Ephysis, usually at the bone’s proximal and distal poles
Why is the epiphysis critical for bone growth?
Because it sits adjacent to the epiphyseal line
What separates the head from the shaft of the bone?
The neck
What is the main articulating surface that forms a ball-and-socket joint with an adjacent bone?
The head
Name 4 functions of ligaments
Hold together the skeletal structure
Passively stabilizes and guided joints
Resists excess movement at a joint
Senses the position of the joint in space
What happens when articular cartilage degrades?
Bone-on-bone contact leads to pain and stiffness at the joint and eventually osteoarthritis
What is a form of fibrocartilage present in the knee, wrist, acromioclavicular, sternoclavicular, and temporomandibular joints?
Meniscus
What is the most widespread form of cartilage?
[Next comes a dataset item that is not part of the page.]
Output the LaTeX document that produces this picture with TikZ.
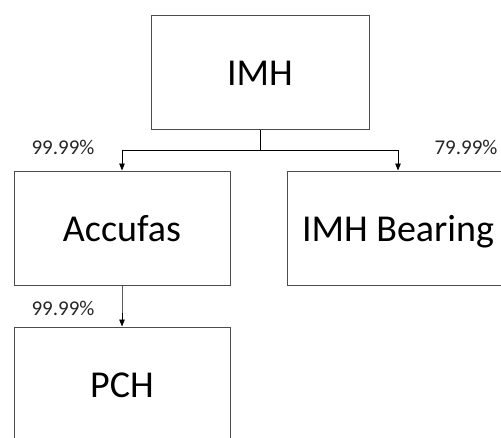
\documentclass[tikz,border=0pt]{standalone}
\usepackage{fontspec}
\setmainfont{Carlito}
\usepackage{tikz}
\usetikzlibrary{trees,arrows.meta}

\begin{document}
\begin{tikzpicture}[x=1pt, y=1pt, level distance=156pt, sibling distance=276pt,
  edge from parent/.style={draw, black, line width=0.8pt, -{Triangle[length=7pt, width=5.5pt]}},
  edge from parent path={(\tikzparentnode.south) -- ++(0,-21pt) -| (\tikzchildnode.north)}]
\useasboundingbox (0,0) rectangle (501,-437);
\clip (0,0) rectangle (501,-437);
\tikzset{entity/.style = {draw = black!70, line width = 1pt, shape = rectangle, inner sep = 0pt,
  minimum width = 216pt, minimum height = 114pt, text height = 27pt, text depth = 0pt,
  font = \fontsize{38}{42}\selectfont},
  pct/.style = {font = \fontsize{21}{24}\selectfont, text = black!85, inner sep = 0pt}}
\node[entity, minimum width = 218pt] (10) at (260,-72) {IMH}
child {node[entity] (11) {Accufas}
child {node[entity] (13) {PCH}
}}
child {node[entity, minimum width = 222pt] (12) {IMH Bearing}
};
\node[pct] (20) at ([xshift=-59pt, yshift=23.5pt]11.north) {99.99\%};
\node[pct] (21) at ([xshift=68pt, yshift=23.5pt]12.north) {79.99\%};
\node[pct] (22) at ([xshift=-59pt, yshift=-23pt]11.south) {99.99\%};
\end{tikzpicture}
\end{document}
Where is it located?
- Hyaline
- In the nose, trachea, larynx, bronchi, and the ends of ribs
What is the edge of the temporal bone articulating with the occipital bone?
The occipital margin of the temporal bone
What is the edge of the occipital bone articulating with the temporal bone?
The temporal margin of the occipital bone
What is demarcated from the head by the presence of the physeal line in pediatric patients and the physeal scar (physeal line remnant) in adults??
The neck
What is the difference between the surgical neck and anatomical neck?
The anatomical neck is demarcated by its attachment to capsular ligaments.
The surgical neck is often more distal and is demarcated by the site on the neck that is most commonly fractured
What does the articulating bone slide into and out of, guiding the range of motion of the joint?
The notch
Why do the trabeculae of osteons contain a richer source of blood vessels?
Compact bone is denser than spongy bone
What ligaments resist varus stress, or an abnormal joint movement away from the midline of the body?
Extrinsic ligaments, such as the LCL that prevents bowlegs at the knee joints
What covers the outside of bones where osteoblasts are located?
Periosteum
What covers the inner lining of bones and the medullary cavity
Endosteum
What’s another name for spongy bones?
Trabecular or cancellous
Which bones protect the internal organs?
Flat bones
What makes up approximately 80 percent of a person’s skeletal mass?